Philippe Ledent

Le consommateur retrouve (un peu) le pouvoir

Philippe Ledent Senior economist chez ING Belgique, chargé de cours à l'UCLouvain.

L’inflation est un phénomène complexe. Alors qu’on la croyait disparue au cours de la dernière décennie, elle reste aujourd’hui au cœur des préoccupations de la politique économique. Non seulement elle a atteint des niveaux record l’année dernière mais, malgré une baisse évidente grâce à la diminution des prix de l’énergie, les pressions inflationnistes restent nombreuses.

Durant la pandémie, on a assisté à un phénomène particulier: les mesures de soutien aux ménages un peu partout dans le monde ont provoqué une forte demande de leur part. Puisque la plupart des services étaient inaccessibles pour cause de confinement, cette demande s’est essentiellement portée vers les marchandises, dont la disponibilité était limitée par la désorganisation généralisée du transport international, principalement maritime, et par la fermeture de nombreuses usines.

La suite est bien connue: la pandémie a joué les prolongations, essentiellement en Chine, si bien que les problèmes d’approvisionnement ont mis du temps à se résoudre. La guerre en Ukraine a par ailleurs provoqué de nouvelles tensions sur les chaînes d’approvisionnement et la crainte de nouvelles pénuries (qui ne se sont heureusement pas matérialisées). La forte demande et l’offre limitée de manière prolongée ont alors provoqué d’incroyables augmentations de prix, que le consommateur ne pouvait que subir, en l’absence de tout pouvoir de négociation, puisque ce qui était demandé était difficilement disponible. Dès lors, toutes les hausses de prix des matières premières, de l’énergie ou des composants ont entièrement (et parfois même plus) été répercutées sur les clients. C’est une conjonction tout à fait exceptionnelle de toutes les causes possibles de l’inflation.

Le consommateur retrouve du pouvoir de négociation et la capacité de faire jouer la concurrence.

Heureusement, les choses sont en train de changer drastiquement. D’un côté, la consommation des ménages évolue. La consommation de biens diminue alors que celle de services augmente. De l’autre, l’offre de marchandises s’est nettement améliorée: les usines tournent à nouveau partout dans le monde et le transport maritime a retrouvé ses pleines capacités.

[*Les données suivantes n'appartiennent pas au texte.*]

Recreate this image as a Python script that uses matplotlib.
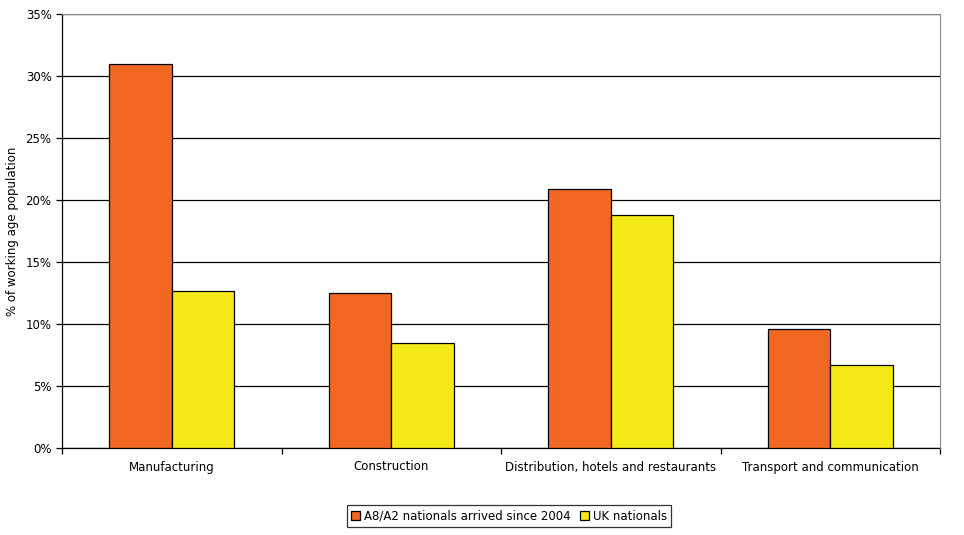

On assiste donc logiquement à une nette diminution des prix de la plupart des matières premières. Au niveau du transport maritime, le retour à la normale est encore plus rapide: après un an de baisse par rapport aux niveaux les plus élevés, les prix spot pour le transport de conteneurs se sont stabilisés juste au-dessus des niveaux d’avant la pandémie au cours du premier trimestre de cette année. Ils sont à présent inférieurs de 75% à la moyenne de 2022 sur l’itinéraire commercial Chine-côte Ouest des Etats-Unis, et sur l’itinéraire commercial Chine-Europe, la baisse est de plus de 80%. Enfin, pour de nombreux composants en pénurie ces deux dernières années, de nouvelles capacités de production ont rapidement été créées et entrent à présent en service, ce qui entraîne une augmentation de la production.

Bref, tous les feux sont au vert pour que le consommateur reprenne la main. Il retrouve en effet du pouvoir de négociation et la capacité de faire jouer la concurrence. C’est une bonne chose pour les ménages, une moins bonne pour les entreprises qui ont pu conserver jusqu’à présent leurs marges compte tenu du rapport de force déséquilibré par les pénuries. Faut-il aussi y voir la fin de l’inflation? Attention quand même, car comme indiqué précédemment, la demande pour les services reste forte actuellement, ce qui génère toujours d’importantes tensions inflationnistes. Le reflux de l’inflation ne sera donc que graduel.